Koch v. Cato

Yesterday the Washington Post‘s “ThinkTanked” blog reported that Charles and David Koch have filed a lawsuit to take control of the Cato Institute, the nation’s most prominent libertarian think tank.  Although it is a non-profit, as initially incorporated, Cato is effectively owned  by a board of shareholders.  Until recently, this board consisted of Cato President and founder Ed Crane, Charles Koch, David Koch, and the late William Niskanen, each holding equal shares in the corporation.  According to the Kochs’ complaint, when Niskanen died his shares should have been returned to the corporation, giving the Kochs majority control on the board of shareholders.   Instead, the shares were transferred to Niskanen’s widow, Kathryn Washburn.

The lawsuit has already generated substantial commentary.  Here is a fuller Washington Post story, background from David Weigel (drawing on Brian Doherty’s history of the libertarian movement, and commentary by Jane Mayer of the New Yorker (who has a thing about the Kochs).   The Kochs maintain their suit is simply about enforcing the shareholder agreement.  The Post quotes Charles Koch saying ““We support Cato and its work.  We want to ensure that Cato stays true to its fundamental principles of individual liberty, free markets, and peace into the future, and that it not be subject to the personal preferences of individual officers or directors.”  Cato’s Crane and Cato Chairman Bob Levy charge the suit is about transforming Cato into a less independent and more political (if not also more partisan) institution.  Others speculate the suit could have its roots in a longstanding feud between Crane and one or both of the Koch brothers.
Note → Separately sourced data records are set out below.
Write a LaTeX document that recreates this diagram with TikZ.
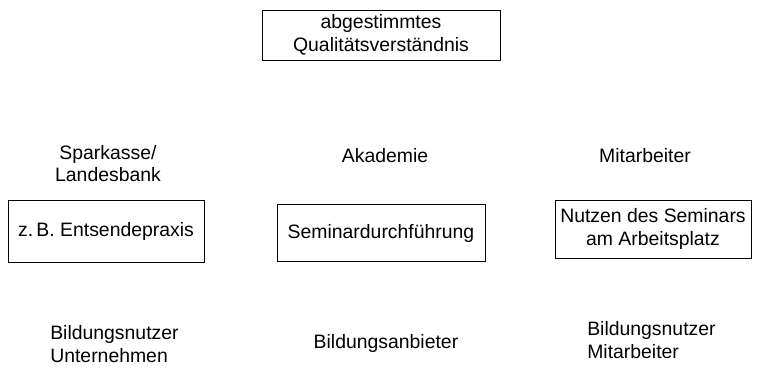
\documentclass[tikz,border=0pt]{standalone}
\usepackage{fontspec}
\setmainfont{Liberation Sans}
\usepackage{tikz}
\usetikzlibrary{positioning}

\begin{document}
\begin{tikzpicture}[node distance=6.85cm,
  every node/.style={font=\fontsize{13.8}{16.3}\selectfont,align=center},
  box/.style={rectangle,draw,thin,inner sep=2pt},
  lbl/.style={inner sep=0pt}]
\useasboundingbox (0,0) rectangle (18.95,9.2);
\node[box,minimum width=5.95cm,minimum height=1.25cm] (Q) at (9.525,8.325) {abgestimmtes\\Qualitätsverständnis};
\node[box,minimum width=5.2cm,minimum height=1.43cm] (S) at (9.525,3.375) {Seminardurchführung};
\node[box,minimum width=4.9cm,minimum height=1.55cm] (E) at (2.65,3.425) {z.\,B. Entsendepraxis};
\node[box,minimum width=4.9cm,minimum height=1.45cm] (N) at (16.325,3.475) {Nutzen des Seminars\\am Arbeitsplatz};
\node[lbl] (SL) at (2.7,5.11) {Sparkasse/\\Landesbank};
\node[lbl] (AK) at (9.625,5.3) {Akademie};
\node[lbl] (MA) at (16.125,5.3) {Mitarbeiter};
\node[lbl,anchor=west,align=left] (BU) at (1.25,0.6) {Bildungsnutzer\\Unternehmen};
\node[lbl] (BA) at (9.65,0.62) {Bildungsanbieter};
\node[lbl,anchor=west,align=left] (BM) at (14.675,0.7) {Bildungsnutzer\\Mitarbeiter};
\end{tikzpicture}
\end{document}
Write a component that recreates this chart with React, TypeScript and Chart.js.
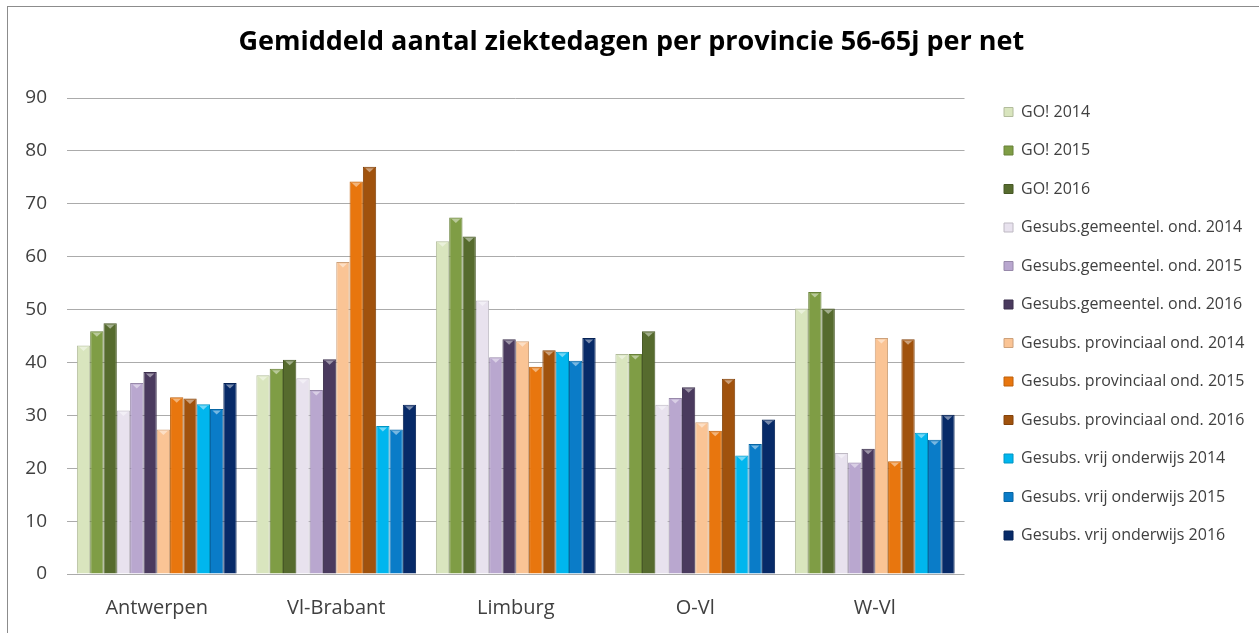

Whatever the merits of the Kochs’ claim, I cannot understand how their actions can, in any way, advance the cause of individual liberty to which they’ve devoted substantial sums and personal efforts over the years.  Even assuming their legal claim has merit, a legal victory will permanently injure the Cato Institute’s reputation.

Many libertarian-leaning organizations receive money from the Kochs and their foundations and are attacked on this basis.  Such attacks can be deflected, as financial support is not the same thing as control.  But if the Koch brothers themselves represent the controlling majority of an organization’s board, that organization is, by definition, a Koch-run enterprise.  Progressive activists and journalists will have a field day with this.  They will forevermore characterize the Cato Institute as “Koch-controlled” — and, as a legal matter, they will be correct.  No efforts to re-establish the Institute’s credibility or independence will overcome this fact.

The Koch brothers may well have legitimate concerns about how the Cato Institute is managed.  I don’t know.  They may have good ideas about how to make the Institute more effective.  Again, I don’t know.  From my perspective, it seems that Cato’s work nicely complements the efforts of more activist organizations the Kochs support, but I may not see the whole picture.  That’s not the point. Even if one assumes that the Kochs have better ideas for how Cato should direct its resources, know more about how to advance individual liberty, and are correct that the Institute is too ” subject to the personal preferences of individual officers or directors,” any benefit from whatever changes they could make will be outweighed to the permanent damage to Cato’s reputation caused by turning it into a de facto Koch subsidiary.  In short, they will have destroyed the Cato Institute to save it.

 

[DISCLOSURE: Some twenty-plus years ago I interned at the Cato Institute, I currently serve on the academic advisory board of the Cato Supreme Court Review, and have written articles for various Cato publications, including Regulation, for which I received payment.  I am also working on a book manuscript in which the Institute has expressed interest.  I have also spoken at various Koch-sponsored programs, for which I received modest honoraria, and have solicited and received grants for projects from the Charles Koch Foundation, the most recent of which funded this roundtable (but for which I received no compensation).]